I am trying to prove that the difference in expected values of the squared error, i.e.,
$$\mathbb{E}[(y_A - y)^2] - \mathbb{E}[(y_B - y)^2]$$
is equivalent to the expected value of the difference in the predictions squared, i.e.,
$$\mathbb{E}[(y_A - y_B)^2]$$
I have tried expanding out the squared differences but I cant see where two start really with this, any help would be appreciated.

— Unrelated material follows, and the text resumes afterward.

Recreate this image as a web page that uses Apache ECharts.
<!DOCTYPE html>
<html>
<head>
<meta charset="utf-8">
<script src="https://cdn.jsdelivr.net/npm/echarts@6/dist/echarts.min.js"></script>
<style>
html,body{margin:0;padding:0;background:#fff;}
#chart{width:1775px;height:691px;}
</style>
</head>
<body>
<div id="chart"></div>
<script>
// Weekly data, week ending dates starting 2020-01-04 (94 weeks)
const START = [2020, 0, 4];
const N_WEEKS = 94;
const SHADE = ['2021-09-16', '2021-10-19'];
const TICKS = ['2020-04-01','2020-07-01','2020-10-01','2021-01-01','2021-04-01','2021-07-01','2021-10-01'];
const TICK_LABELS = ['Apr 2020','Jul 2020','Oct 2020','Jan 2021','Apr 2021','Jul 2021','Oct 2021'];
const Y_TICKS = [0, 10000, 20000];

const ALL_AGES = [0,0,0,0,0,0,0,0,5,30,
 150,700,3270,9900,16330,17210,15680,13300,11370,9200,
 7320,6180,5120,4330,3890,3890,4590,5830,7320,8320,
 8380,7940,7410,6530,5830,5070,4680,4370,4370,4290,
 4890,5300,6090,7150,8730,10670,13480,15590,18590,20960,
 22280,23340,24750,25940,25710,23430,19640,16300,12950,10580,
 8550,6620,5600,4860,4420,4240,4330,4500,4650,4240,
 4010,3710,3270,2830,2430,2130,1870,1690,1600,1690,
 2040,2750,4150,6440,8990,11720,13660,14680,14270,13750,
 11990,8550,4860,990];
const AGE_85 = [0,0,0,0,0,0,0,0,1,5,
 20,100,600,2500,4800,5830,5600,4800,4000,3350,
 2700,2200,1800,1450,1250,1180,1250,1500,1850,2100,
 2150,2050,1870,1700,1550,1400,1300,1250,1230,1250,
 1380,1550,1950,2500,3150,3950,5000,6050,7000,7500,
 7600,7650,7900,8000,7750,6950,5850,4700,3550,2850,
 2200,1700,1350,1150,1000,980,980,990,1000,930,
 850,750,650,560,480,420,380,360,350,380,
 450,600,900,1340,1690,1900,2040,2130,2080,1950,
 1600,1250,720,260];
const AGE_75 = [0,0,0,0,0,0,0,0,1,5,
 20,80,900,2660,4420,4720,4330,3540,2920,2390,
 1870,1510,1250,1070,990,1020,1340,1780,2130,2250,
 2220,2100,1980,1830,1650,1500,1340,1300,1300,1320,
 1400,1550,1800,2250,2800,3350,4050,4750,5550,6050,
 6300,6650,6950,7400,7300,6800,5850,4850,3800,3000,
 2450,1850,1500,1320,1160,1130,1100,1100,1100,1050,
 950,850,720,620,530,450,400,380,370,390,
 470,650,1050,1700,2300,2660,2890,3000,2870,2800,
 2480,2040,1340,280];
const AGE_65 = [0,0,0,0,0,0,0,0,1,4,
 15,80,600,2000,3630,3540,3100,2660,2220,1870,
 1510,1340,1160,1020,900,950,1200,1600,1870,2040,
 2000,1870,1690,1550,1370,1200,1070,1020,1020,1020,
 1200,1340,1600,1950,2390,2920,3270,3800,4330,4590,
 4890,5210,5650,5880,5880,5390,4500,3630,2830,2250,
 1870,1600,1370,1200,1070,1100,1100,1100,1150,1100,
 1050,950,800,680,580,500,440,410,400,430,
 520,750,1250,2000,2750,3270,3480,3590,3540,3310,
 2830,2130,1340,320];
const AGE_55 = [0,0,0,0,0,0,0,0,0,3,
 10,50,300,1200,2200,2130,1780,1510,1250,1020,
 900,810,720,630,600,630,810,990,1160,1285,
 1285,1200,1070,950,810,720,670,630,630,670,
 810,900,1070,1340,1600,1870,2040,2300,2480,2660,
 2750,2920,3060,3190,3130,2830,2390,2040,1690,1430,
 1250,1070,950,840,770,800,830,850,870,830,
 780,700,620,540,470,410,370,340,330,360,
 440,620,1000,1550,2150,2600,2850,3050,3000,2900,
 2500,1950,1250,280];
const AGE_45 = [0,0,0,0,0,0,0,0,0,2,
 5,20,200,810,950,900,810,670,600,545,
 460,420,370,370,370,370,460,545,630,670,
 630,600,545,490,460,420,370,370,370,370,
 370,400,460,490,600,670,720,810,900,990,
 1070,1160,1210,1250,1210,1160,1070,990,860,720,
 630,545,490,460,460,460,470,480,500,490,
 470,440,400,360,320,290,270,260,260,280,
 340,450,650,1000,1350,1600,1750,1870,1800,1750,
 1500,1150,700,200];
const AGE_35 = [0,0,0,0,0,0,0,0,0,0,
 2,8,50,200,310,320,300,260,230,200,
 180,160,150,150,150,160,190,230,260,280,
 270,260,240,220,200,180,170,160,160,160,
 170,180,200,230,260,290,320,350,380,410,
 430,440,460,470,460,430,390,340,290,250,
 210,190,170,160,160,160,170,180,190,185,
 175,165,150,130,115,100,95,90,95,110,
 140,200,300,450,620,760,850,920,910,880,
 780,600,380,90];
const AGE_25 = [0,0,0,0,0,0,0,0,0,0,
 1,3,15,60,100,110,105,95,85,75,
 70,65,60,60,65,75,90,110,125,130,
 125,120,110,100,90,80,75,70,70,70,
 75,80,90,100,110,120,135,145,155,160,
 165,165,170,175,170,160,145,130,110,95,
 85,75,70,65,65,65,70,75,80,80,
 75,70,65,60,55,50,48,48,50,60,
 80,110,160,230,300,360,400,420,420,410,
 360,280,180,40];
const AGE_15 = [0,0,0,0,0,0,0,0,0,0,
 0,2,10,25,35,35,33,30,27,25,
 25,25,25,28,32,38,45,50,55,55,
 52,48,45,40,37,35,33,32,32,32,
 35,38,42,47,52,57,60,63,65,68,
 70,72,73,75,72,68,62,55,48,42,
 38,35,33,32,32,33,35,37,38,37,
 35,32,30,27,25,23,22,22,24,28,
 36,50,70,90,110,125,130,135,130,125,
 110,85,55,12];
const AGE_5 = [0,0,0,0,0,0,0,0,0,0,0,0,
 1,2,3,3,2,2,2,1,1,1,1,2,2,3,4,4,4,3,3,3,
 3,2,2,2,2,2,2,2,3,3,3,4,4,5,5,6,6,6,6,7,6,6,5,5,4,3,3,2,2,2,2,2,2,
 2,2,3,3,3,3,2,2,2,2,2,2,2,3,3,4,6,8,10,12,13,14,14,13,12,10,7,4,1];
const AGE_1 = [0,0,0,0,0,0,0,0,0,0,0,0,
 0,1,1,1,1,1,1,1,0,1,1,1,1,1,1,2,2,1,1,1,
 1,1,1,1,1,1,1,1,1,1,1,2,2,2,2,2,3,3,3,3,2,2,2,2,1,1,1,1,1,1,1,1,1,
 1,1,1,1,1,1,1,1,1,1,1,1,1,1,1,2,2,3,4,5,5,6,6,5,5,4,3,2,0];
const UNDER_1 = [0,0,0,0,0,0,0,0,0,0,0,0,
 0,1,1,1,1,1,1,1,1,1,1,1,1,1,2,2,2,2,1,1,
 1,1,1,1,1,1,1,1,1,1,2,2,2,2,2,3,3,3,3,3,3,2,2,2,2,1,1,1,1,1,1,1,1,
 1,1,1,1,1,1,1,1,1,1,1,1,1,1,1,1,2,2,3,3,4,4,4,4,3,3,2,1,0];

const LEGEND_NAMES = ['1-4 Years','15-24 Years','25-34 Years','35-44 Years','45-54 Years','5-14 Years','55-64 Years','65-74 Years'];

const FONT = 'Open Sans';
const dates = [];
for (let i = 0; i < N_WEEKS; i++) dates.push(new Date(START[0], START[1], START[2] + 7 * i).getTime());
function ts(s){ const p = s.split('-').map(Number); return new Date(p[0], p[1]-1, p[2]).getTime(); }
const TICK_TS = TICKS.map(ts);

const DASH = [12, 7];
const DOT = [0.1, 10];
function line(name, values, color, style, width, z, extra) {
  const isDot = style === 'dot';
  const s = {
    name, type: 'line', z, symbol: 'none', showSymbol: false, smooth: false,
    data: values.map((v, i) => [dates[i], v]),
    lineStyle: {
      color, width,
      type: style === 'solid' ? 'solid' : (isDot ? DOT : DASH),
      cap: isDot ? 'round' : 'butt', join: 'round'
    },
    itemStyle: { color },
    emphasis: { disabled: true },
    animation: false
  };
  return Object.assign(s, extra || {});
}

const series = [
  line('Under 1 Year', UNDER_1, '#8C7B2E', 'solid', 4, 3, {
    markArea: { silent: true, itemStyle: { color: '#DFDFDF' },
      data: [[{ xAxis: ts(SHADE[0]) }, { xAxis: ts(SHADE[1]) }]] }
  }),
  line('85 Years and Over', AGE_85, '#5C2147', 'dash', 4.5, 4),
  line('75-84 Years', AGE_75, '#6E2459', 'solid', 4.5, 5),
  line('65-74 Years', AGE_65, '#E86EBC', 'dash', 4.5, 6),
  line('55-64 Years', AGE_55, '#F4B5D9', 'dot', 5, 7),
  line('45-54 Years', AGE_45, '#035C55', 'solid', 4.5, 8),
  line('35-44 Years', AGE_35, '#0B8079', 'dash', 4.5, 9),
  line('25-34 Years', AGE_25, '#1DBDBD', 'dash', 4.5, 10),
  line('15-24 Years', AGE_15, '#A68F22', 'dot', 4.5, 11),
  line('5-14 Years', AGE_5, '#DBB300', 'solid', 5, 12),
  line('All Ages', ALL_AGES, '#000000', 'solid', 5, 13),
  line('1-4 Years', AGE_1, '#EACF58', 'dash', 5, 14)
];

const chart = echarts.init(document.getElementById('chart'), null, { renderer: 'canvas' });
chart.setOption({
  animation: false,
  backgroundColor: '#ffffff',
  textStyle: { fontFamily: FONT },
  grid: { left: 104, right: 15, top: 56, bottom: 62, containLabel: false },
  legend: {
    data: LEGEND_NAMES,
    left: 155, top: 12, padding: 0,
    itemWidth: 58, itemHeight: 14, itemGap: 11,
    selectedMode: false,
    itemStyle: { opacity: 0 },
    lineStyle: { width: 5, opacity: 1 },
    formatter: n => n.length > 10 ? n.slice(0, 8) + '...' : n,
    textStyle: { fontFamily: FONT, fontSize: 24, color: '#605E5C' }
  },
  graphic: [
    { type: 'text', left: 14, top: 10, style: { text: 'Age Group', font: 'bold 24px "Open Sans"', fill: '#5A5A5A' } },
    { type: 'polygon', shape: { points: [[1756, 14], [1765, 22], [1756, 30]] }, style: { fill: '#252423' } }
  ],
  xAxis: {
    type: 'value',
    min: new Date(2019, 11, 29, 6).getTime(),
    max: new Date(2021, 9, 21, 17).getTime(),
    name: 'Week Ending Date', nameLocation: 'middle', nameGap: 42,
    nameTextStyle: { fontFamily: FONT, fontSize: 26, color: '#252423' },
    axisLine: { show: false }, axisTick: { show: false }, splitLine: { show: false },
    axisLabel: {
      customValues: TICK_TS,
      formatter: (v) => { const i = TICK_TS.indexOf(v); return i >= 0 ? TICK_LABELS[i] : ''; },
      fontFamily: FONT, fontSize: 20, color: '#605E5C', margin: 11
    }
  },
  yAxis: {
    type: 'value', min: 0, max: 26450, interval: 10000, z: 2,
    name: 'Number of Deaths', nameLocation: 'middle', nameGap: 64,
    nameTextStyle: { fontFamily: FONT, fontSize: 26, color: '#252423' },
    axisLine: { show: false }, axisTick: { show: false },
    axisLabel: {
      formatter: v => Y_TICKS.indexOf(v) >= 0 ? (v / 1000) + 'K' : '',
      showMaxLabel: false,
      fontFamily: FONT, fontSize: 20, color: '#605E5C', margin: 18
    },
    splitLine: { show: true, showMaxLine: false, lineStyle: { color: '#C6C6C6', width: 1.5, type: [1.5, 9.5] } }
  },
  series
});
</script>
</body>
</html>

Potential solution (not verified):
If $y_A$ and $y_B$ are predictions from an unbiased OLS estimator, then we have: \begin{align} \mathbb{E} \left[ (y_{A} - y)^2 \right] &= \sigma^2_{y_{A}} + \mathbb{E} \left[ y_{A} - y \right]^2 \\ &= \sigma^2_{y_{A}} + 0. \\ &= \mathbb{E} \left[ y_{A}^2 \right] - \mathbb{E} \left[ y_{A} \right]^2 \end{align}
Substituting this above:
\begin{align} \mathbb{E}[(y_A - y)^2] - \mathbb{E}[(y_B - y)^2] &= \mathbb{E}_t \left[ y_{A}^2 \right] - \mathbb{E}_t \left[ y_{A} \right]^2 - \mathbb{E}_t \left[ y_{B}^2 \right] + \mathbb{E}_t \left[ y_{B} \right]^2 \\ &= \mathbb{E}_t \left[ y_{A}^2 \right] - \mathbb{E}_t \left[ y_{B}^2 \right] \\ &= \mathbb{E}_t \left[ y_{A}^2 \right] + \mathbb{E}_t \left[ y_{B}^2 \right] - 2\mathbb{E}_t \left[ y_{B}^2 \right] \\ &= \mathbb{E}_t \left[ y_{A}^2 \right] + \mathbb{E}_t \left[ y_{A}^2 \right] - 2 \left( \sigma^2_{y_{B}} + \mathbb{E}_t \left[ y_{B} \right]^2 \right) \\ &= \mathbb{E}_t \left[ y_{A}^2 \right] + \mathbb{E}_t \left[ y_{A}^2 \right] - \\ & \quad \quad \quad 2 \left( \rho_{\left( y_{A}, y_{B} \right)} + \mathbb{E}_t \left[ y_{A} \right] \mathbb{E}_t \left[ y_{B} \right] \right) \\ &= \mathbb{E}_t \left[ y_{A}^2 \right] + \mathbb{E}_t \left[ y_{A}^2 \right) - 2 \mathbb{E}_t \left[ y_{A} \cdot y_{B} \right] \\ &= \mathbb{E}_t \left[ \left( y_{A} - y_{B} \right)^2 \right], \label{mc_ols_reform} \end{align}
where $\rho(\cdot, \cdot)$ is covariance.